Comparing Scores Across Decades

Never compare raw IQ numbers from age 10 and age 60 directly. Ask whether each was age-normed and which abilities were measured. Apparent drops may be normative shifts; apparent gains may reflect education rather than fluid leaps.

Longitudinal tracking works best with the same instrument family and spaced intervals.

Practical Takeaways

Use age-matched assessments when exploring your current profile. Read reports that explain which norms applied and whether results are intended for educational insight only.

Whatever your age, treat scores as prompts for curiosity—seek appropriate challenge, keep learning, and revisit testing only when you have a clear question worth answering.

Norm Tables in Plain Language

Norm tables are spreadsheets built from representative samples. Test developers rank raw scores within each age band and assign percentiles or standard scores. Updating norms every decade prevents drift as populations gain education or digital familiarity.

When a platform says it uses contemporary norms, ask whether they refreshed after major cultural shifts—smartphone ubiquity, for example—that might subtly change how people interact with visual puzzles.

Frequently Asked Questions

Did I get smarter if my IQ score rose after 40? Maybe in crystallized domains, or maybe norms and practice changed. Age-matched interpretation prevents calling typical knowledge growth a fluid miracle.

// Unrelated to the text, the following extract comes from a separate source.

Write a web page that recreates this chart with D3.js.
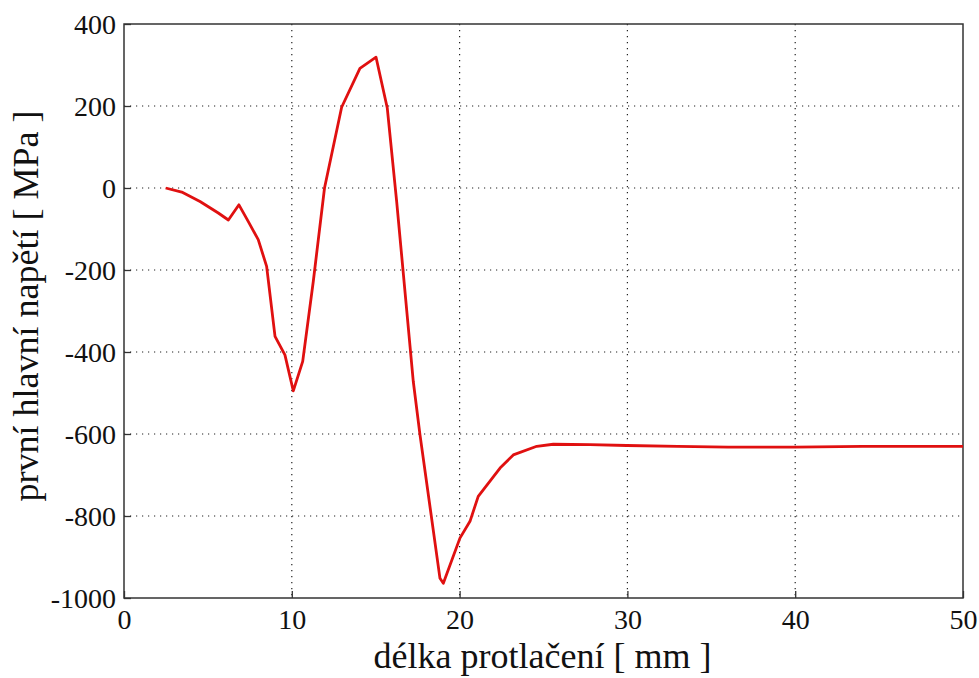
<!DOCTYPE html>
<html>
<head>
<meta charset="utf-8">
<script src="https://cdnjs.cloudflare.com/ajax/libs/d3/7.8.5/d3.min.js"></script>
<style>
  body { margin: 0; background: #fff; }
  svg { display: block; }
  text { font-family: "Liberation Serif", "Times New Roman", serif; fill: #111; }
</style>
</head>
<body>
<svg width="979" height="678"></svg>
<script>
// data: length [mm] vs first principal stress [MPa]
var delka = [2.48, 3.44, 4.53, 5.62, 6.22, 6.85, 7.41, 8.0, 8.5, 9.0, 9.59, 10.09, 10.65, 11.28, 11.95,
  12.97, 14.06, 15.02, 15.69, 16.25, 17.24, 17.64, 18.83, 19.03, 20.02, 20.62, 21.11, 22.41, 23.2,
  24.6, 25.58, 27.77, 29.96, 33.0, 36.0, 40.0, 44.0, 47.0, 50.0];
var napeti = [0, -10, -33, -61, -78, -41, -82, -126, -191, -362, -407, -495, -423, -228, 0,
  197, 292, 319, 195, -33, -472, -602, -952, -964, -854, -813, -752, -683, -651,
  -630, -625, -626, -628, -630, -632, -632, -630, -630, -630];
var xTicks = [0, 10, 20, 30, 40, 50];
var yTicks = [-1000, -800, -600, -400, -200, 0, 200, 400];

var svg = d3.select("svg");
var mLeft = 124, mRight = 963, mTop = 24, mBottom = 598;

var x = d3.scaleLinear().domain([0, 50]).range([mLeft, mRight]);
var y = d3.scaleLinear().domain([-1000, 400]).range([mBottom, mTop]);

// dotted grid
var grid = svg.append("g").attr("class", "grid");
grid.selectAll("line.gx")
  .data(xTicks.slice(1, -1))
  .enter().append("line")
  .attr("x1", d => x(d)).attr("x2", d => x(d))
  .attr("y1", mTop).attr("y2", mBottom)
  .attr("stroke", "#222").attr("stroke-width", 1.2)
  .attr("stroke-dasharray", "1.2,4.8");
grid.selectAll("line.gy")
  .data(yTicks.slice(1, -1))
  .enter().append("line")
  .attr("y1", d => y(d)).attr("y2", d => y(d))
  .attr("x1", mLeft).attr("x2", mRight)
  .attr("stroke", "#222").attr("stroke-width", 1.2)
  .attr("stroke-dasharray", "1.2,4.8");

// axes (ticks inside), plain hyphen for minus like the original
var fmt = d => String(d);
var xAxis = d3.axisBottom(x).tickValues(xTicks).tickSize(-7).tickPadding(11).tickFormat(fmt);
var yAxis = d3.axisLeft(y).tickValues(yTicks).tickSize(-7).tickPadding(8).tickFormat(fmt);

var gx = svg.append("g").attr("transform", "translate(0," + mBottom + ")").call(xAxis);
var gy = svg.append("g").attr("transform", "translate(" + mLeft + ",0)").call(yAxis);
[gx, gy].forEach(function(g) {
  g.select(".domain").remove();
  g.selectAll(".tick line").attr("stroke", "#333").attr("stroke-width", 1.3);
  g.selectAll(".tick text").style("font-size", "28px").attr("fill", "#111");
});
gx.selectAll(".tick text").attr("dy", "0.72em");
gy.selectAll(".tick text").attr("dy", "0.34em");

// frame
svg.append("rect")
  .attr("x", mLeft).attr("y", mTop)
  .attr("width", mRight - mLeft).attr("height", mBottom - mTop)
  .attr("fill", "none").attr("stroke", "#333").attr("stroke-width", 1.5);

// curve
var pts = delka.map((d, i) => [d, napeti[i]]);
svg.append("path")
  .datum(pts)
  .attr("fill", "none")
  .attr("stroke", "#e01010")
  .attr("stroke-width", 2.8)
  .attr("stroke-linejoin", "round")
  .attr("d", d3.line().x(d => x(d[0])).y(d => y(d[1])));

// labels
svg.append("text")
  .attr("x", (mLeft + mRight) / 2 - 1).attr("y", 668)
  .attr("text-anchor", "middle")
  .style("font-size", "36px")
  .text("délka protlačení [ mm ]");

svg.append("text")
  .attr("transform", "translate(38," + ((mTop + mBottom) / 2 - 5) + ") rotate(-90)")
  .attr("text-anchor", "middle")
  .style("font-size", "36px")
  .text("první hlavní napětí [ MPa ]");
</script>
</body>
</html>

Are child IQ scores stable? Rankings can shift as development accelerates unevenly. Reassessment before major tracking decisions is wise.

Do seniors need different tests? They need age-appropriate norms and accessible interfaces; the construct may stay the same while administration adapts.

Talking About Scores Across Generations

Families comparing grandparents, parents, and teens should avoid ranking IQ numbers from different decades. Instead, discuss learning habits, health, and types of challenge each person enjoys. Cognitive strength is multidimensional; age-normed scores were never designed as dinner-table league tables.

When schools request prior scores, supply age at testing, instrument name, and whether accommodation was used. Context prevents misplacement in gifted or support tracks based on outdated or mismatched norms.

Keeping Perspective Over Decades

IQ scores tied to age norms are snapshots, not contracts about your future. Many people continue mastering skills, changing careers, and learning languages long after any single test session. Use results to choose appropriate challenge today, not to cap ambition tomorrow.